What worries people about new technology in the audio business is the thought of constantly having to retrain. What worries people about making the jump to bigger and more complex applications of audio technology is basically the same thing.

I say, stop worrying. Once you get beyond a certain level of fundamentals, you already know what you need to know to find out what you’ll need to know.

Huh, you say? Okay.

Audio production is a physical science. The laws that govern it are the same at all scales and in all situations – at least on this planet. The only things that change are specific implementations. Just as I would say on the topic of mixing consoles, the important thing is to know what you want to do. If you know what you want to do, you can start asking the questions about how to get that thing done in a particular situation.

The problems come when you get through shows by way of memorization. If you don’t know why you’re doing something, you won’t have any ability to recover from an unexpected situation.
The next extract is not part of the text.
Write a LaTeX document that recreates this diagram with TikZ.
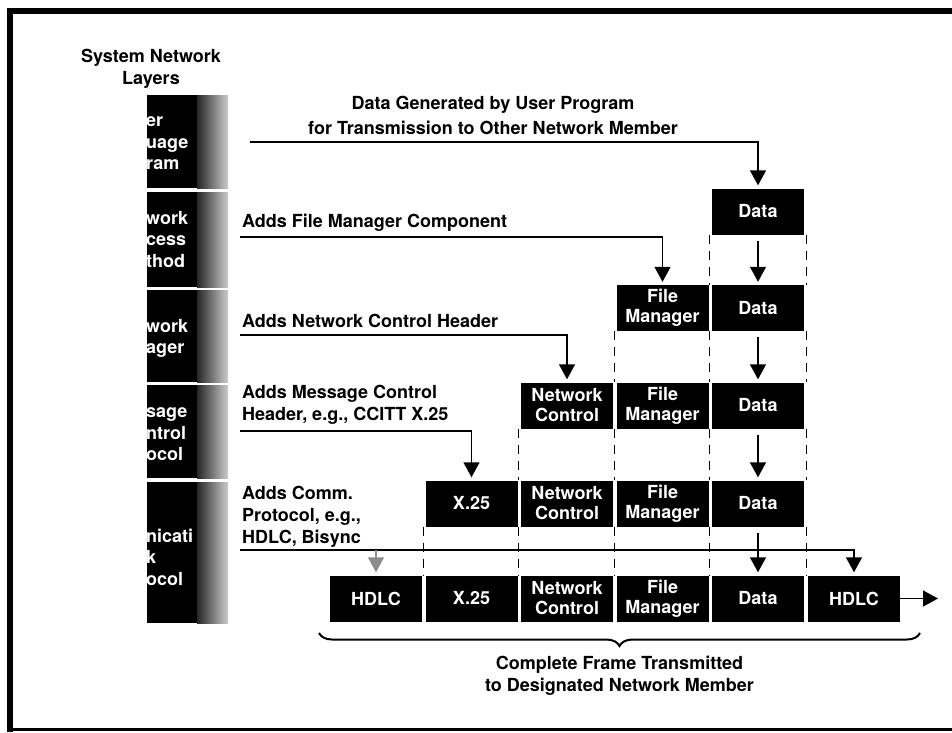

If you DO know why you just connected “Thing A” to “Thing B,” then you’ve got the foundational experience necessary to bypass “Thing B” if it fails.

I was once sitting in a meeting where I was half-seriously asked if I wanted to take another guy’s spot on a tour for Someone You’ve Heard Of™:

“Would you be able to handle an M7CL?”

“It’s a mixing console, isn’t it?”

“Yeah, but they all have their own quirks…”

I sat there, thinking, “An M7CL is a major console with significant market share, which means it can’t be some exotic, crystalline entity. Give me the hour or so necessary to figure out where Yamaha put the various major features, and I’ll be fine forever after.”

I mean, if the system’s engineer has the rig set up with any kind of reasonable I/O patching, the nuts and bolts of mixing a show come down to whether or not you can switch in the EQs and dynamics processors you want, and then get your channels connected to your desired outputs. Consoles generally make this pretty easy – it’s in the manufacturer’s best interests!

Of course, experience does matter. If you’ve only ever mixed two-channel gigs, and then you get dumped into a 20+ channel situation, you’re going to be in for a bit of a shock. The mental organization required is certainly greater…but the point is that the show really is NOT fundamentally different. All the same rules and limitations apply, but now your limitations have to be spread across many more inputs. Don’t memorize the sequence of events; Look for the patterns instead. The patterns will repeat themselves, with variations, at all scales. Once you start to recognize the patterns, the rules that govern audio production, the experience is rather like being able to “see the code in the Matrix.” You reach this point of being far more confident, because the unexpected is no longer devastatingly surprising.

The big stuff requires more effort than the small stuff, because it’s a lot of small, familiar stuff that has to be wrapped up into a larger package. But it’s still small stuff! The difficulties come in managing all the interactions. Practice counts, and experience at specific tasks is helpful – I’m not saying the opposite!

I’m also saying, though, that if you can plug in 3 channels you can learn to plug in 30.